At the center of the storm over use of force are two border patrol agents in west Texas who, in January, began serving prison time for shooting and wounding a drug smuggler as he fled toward Mexico and then covering up evidence. Their case has become a cause célèbre for ardent proponents of a border crackdown, conservative bloggers, and some lawmakers in Congress – there was even a petition to the White House to prevent the agents' incarceration.
But for field agents, the case goes deeper, chilling both their willingness to use deadly force and their morale, says T.J. Bonner, president of the National Border Patrol Council, the union that represents 11,000 nonsupervisory personnel at the agency. A more recent case of a border patrol agent in Arizona, charged in April with the first-degree murder of a Mexican national, has the potential to intensify agents' misgivings, he says.
The union leader, an agent based in San Diego, explained in a recent phone interview the rank-and-file's main concern: " 'If I fire at this guy, am I going to have the backing of the guys above me?' That split second can mean the difference between life and death."
Agents are now more likely to avoid situations in which they might have to use deadly force, adds Mr. Bonner. "There's a very real fear about going the extra mile. That's a clear sentiment."
Agents' discontent coincides with agency efforts to add 6,000 personnel to the border patrol – and also with a spike in assaults on agents along parts of the border.
Nationwide, attacks on agents since October rose 3 percent over the same period a year earlier. But in the Yuma sector in western Arizona, a hotbed of smuggling activity, they've jumped 56 percent. Officials say the new level of violence is proof that the border patrol's beefed-up presence – a pillar of the Bush administration's plan to secure the border – is making smugglers more desperate.

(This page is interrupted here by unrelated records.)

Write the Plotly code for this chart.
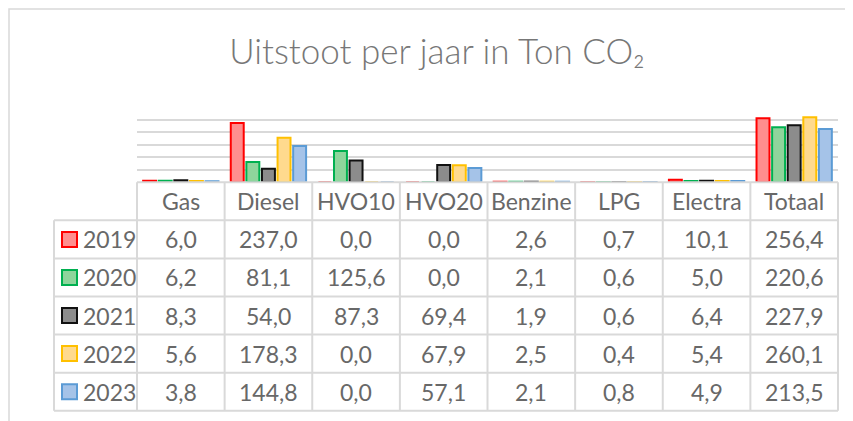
import plotly.graph_objects as go

# ---------------- data ----------------
categories = ["Gas", "Diesel", "HVO10", "HVO20", "Benzine", "LPG", "Electra", "Totaal"]
years = ["2019", "2020", "2021", "2022", "2023"]
v2019 = [6.0, 237.0, 0.0, 0.0, 2.6, 0.7, 10.1, 256.4]
v2020 = [6.2, 81.1, 125.6, 0.0, 2.1, 0.6, 5.0, 220.6]
v2021 = [8.3, 54.0, 87.3, 69.4, 1.9, 0.6, 6.4, 227.9]
v2022 = [5.6, 178.3, 0.0, 67.9, 2.5, 0.4, 5.4, 260.1]
v2023 = [3.8, 144.8, 0.0, 57.1, 2.1, 0.8, 4.9, 213.5]
series = [v2019, v2020, v2021, v2022, v2023]
title_text = "Uitstoot per jaar in Ton CO₂"

# ---------------- styles ----------------
fills = ["#FF8E8E", "#8FD59C", "#8C8C8C", "#FFDA8E", "#A5C3E8"]
edges = ["#FF0000", "#00B050", "#111111", "#FFC000", "#5B9BD5"]
GRID = "#D9D9D9"
TXT = "#686868"
FONT = "Lato"

# page body has an 8px margin; the figure starts at (8, 8) of the window
OFF = 8
W, H = 853 - OFF, 421 - OFF

def px(x):  # window x -> figure x
    return x - OFF

def py(y):
    return y - OFF

# pixel layout (window coordinates)
plot_left, plot_right = 137, 838
bar_top, bar_bottom = 107.3, 182.3
tab_bottom = 410.7
legend_left = 54
ncat = len(categories)
cw = (plot_right - plot_left) / ncat
nrows = len(years) + 1
rh = (tab_bottom - bar_bottom) / nrows
pad = 3

fig = go.Figure()
for yr, vals, f, e in zip(years, series, fills, edges):
    fig.add_trace(go.Bar(x=categories, y=vals, name=yr,
                         marker=dict(color=f, line=dict(color=e, width=2)),
                         showlegend=False, xaxis="x", yaxis="y"))

x2_lo = -0.5 - (plot_left - legend_left) / cw
x2_range = [x2_lo - pad / cw, ncat - 0.5 + pad / cw]
y2_range = [nrows - 0.5 + pad / rh, -0.5 - pad / rh]

shapes = []
lc = dict(color=GRID, width=2)
for k in range(nrows + 1):
    y = k - 0.5
    x0 = -0.5 if k == 0 else x2_lo
    shapes.append(dict(type="line", xref="x2", yref="y2", x0=x0, x1=ncat - 0.5, y0=y, y1=y, line=lc))
for i in range(ncat + 1):
    x = i - 0.5
    shapes.append(dict(type="line", xref="x2", yref="y2", x0=x, x1=x, y0=-0.5, y1=nrows - 0.5, line=lc))
shapes.append(dict(type="line", xref="x2", yref="y2", x0=x2_lo, x1=x2_lo, y0=0.5, y1=nrows - 0.5, line=lc))

tfont = dict(family=FONT, size=23, color=TXT)
annotations = []
for i, c in enumerate(categories):
    annotations.append(dict(x=i, y=0, xref="x2", yref="y2", text=c, showarrow=False, font=tfont))
sq = 7.5
for r, (yr, vals, f, e) in enumerate(zip(years, series, fills, edges), start=1):
    for i, v in enumerate(vals):
        annotations.append(dict(x=i, y=r, xref="x2", yref="y2",
                                text=f"{v:.1f}".replace(".", ","), showarrow=False, font=tfont))
    cx = x2_lo + (69.5 - legend_left) / cw
    shapes.append(dict(type="rect", xref="x2", yref="y2",
                       x0=cx - sq / cw, x1=cx + sq / cw, y0=r - sq / rh, y1=r + sq / rh,
                       fillcolor=f, line=dict(color=e, width=2)))
    annotations.append(dict(x=x2_lo + (81 - legend_left) / cw, y=r, xref="x2", yref="y2",
                            text=yr, showarrow=False, xanchor="left", font=tfont))

# outer chart frame (starts at the figure's top-left corner)
shapes.append(dict(type="rect", xref="paper", yref="paper",
                   x0=1 / W, x1=1.05, y0=-0.05, y1=1 - 1 / H,
                   line=dict(color=GRID, width=1.5), fillcolor="rgba(0,0,0,0)", layer="below"))

fig.update_layout(
    width=W, height=H, margin=dict(l=0, r=0, t=0, b=0),
    paper_bgcolor="white", plot_bgcolor="rgba(0,0,0,0)",
    barmode="group", bargap=0.11, bargroupgap=0.17,
    title=dict(text=title_text, x=px(437) / W, y=1 - py(52) / H, xanchor="center", yanchor="middle",
               font=dict(family=FONT, size=35, color="#777777", weight=300)),
    xaxis=dict(domain=[px(plot_left) / W, px(plot_right) / W], type="category", range=[-0.5, ncat - 0.5],
               showticklabels=False, ticks="", showgrid=False, zeroline=False, fixedrange=True),
    yaxis=dict(domain=[1 - py(bar_bottom) / H, 1 - py(bar_top) / H], range=[0, 300], dtick=50,
               showticklabels=False, ticks="", showgrid=True, gridcolor=GRID, gridwidth=2,
               zeroline=False),
    xaxis2=dict(domain=[px(legend_left - pad) / W, px(plot_right + pad) / W], range=x2_range,
                visible=False, anchor="y2"),
    yaxis2=dict(domain=[1 - py(tab_bottom + pad) / H, 1 - py(bar_bottom - pad) / H], range=y2_range,
                visible=False, anchor="x2"),
    shapes=shapes, annotations=annotations,
)
fig.write_html("out.html")
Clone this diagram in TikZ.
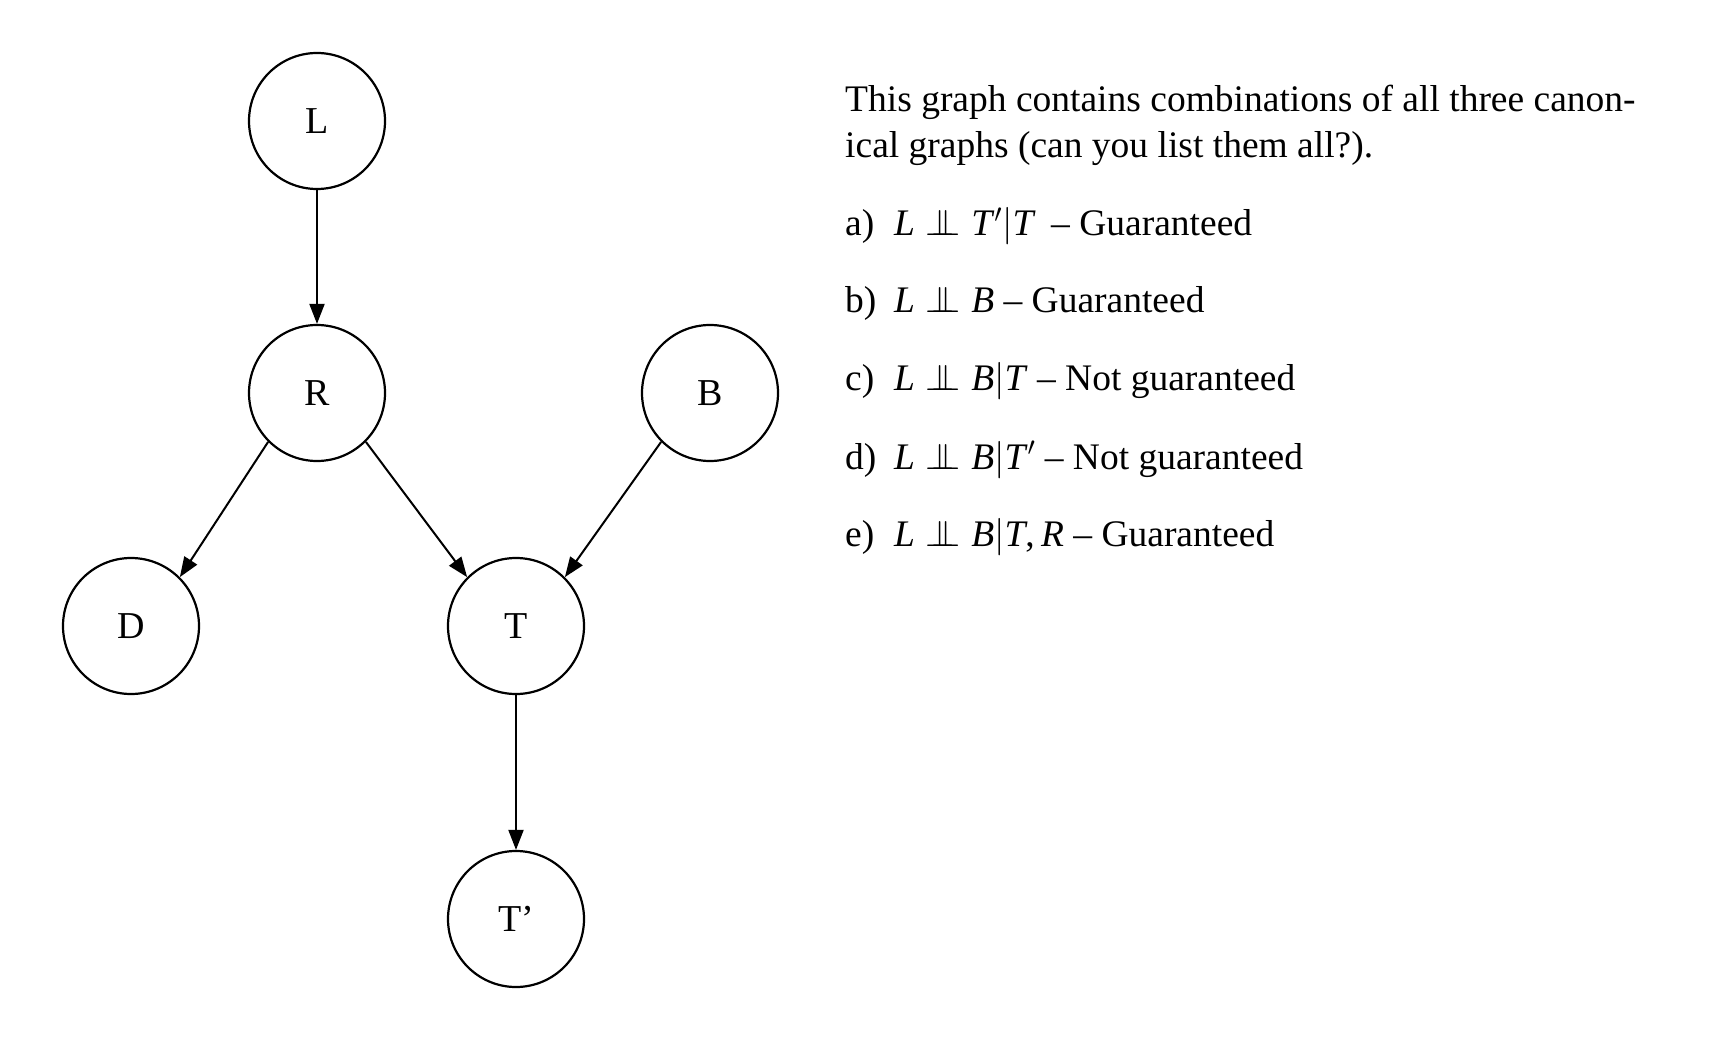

In this context, Bonner says, morale among field agents has been deteriorating – and that the case of the jailed agents, José Compean and Ignacio Ramos, is a "big factor." In February – after the two began serving 12- and 11-year sentences, respectively – the union leadership unanimously voted "no confidence" in border patrol chief David Aguilar, the first such resolution in the union's 42-year history. In listing its grievances, the union cited the Ramos and Compean case, faulting the agency and government for "believing the perjured allegations of criminals over the sworn testimony of innocent border patrol agents." The union's position is that the agents were guilty of "administrative missteps," not a crime.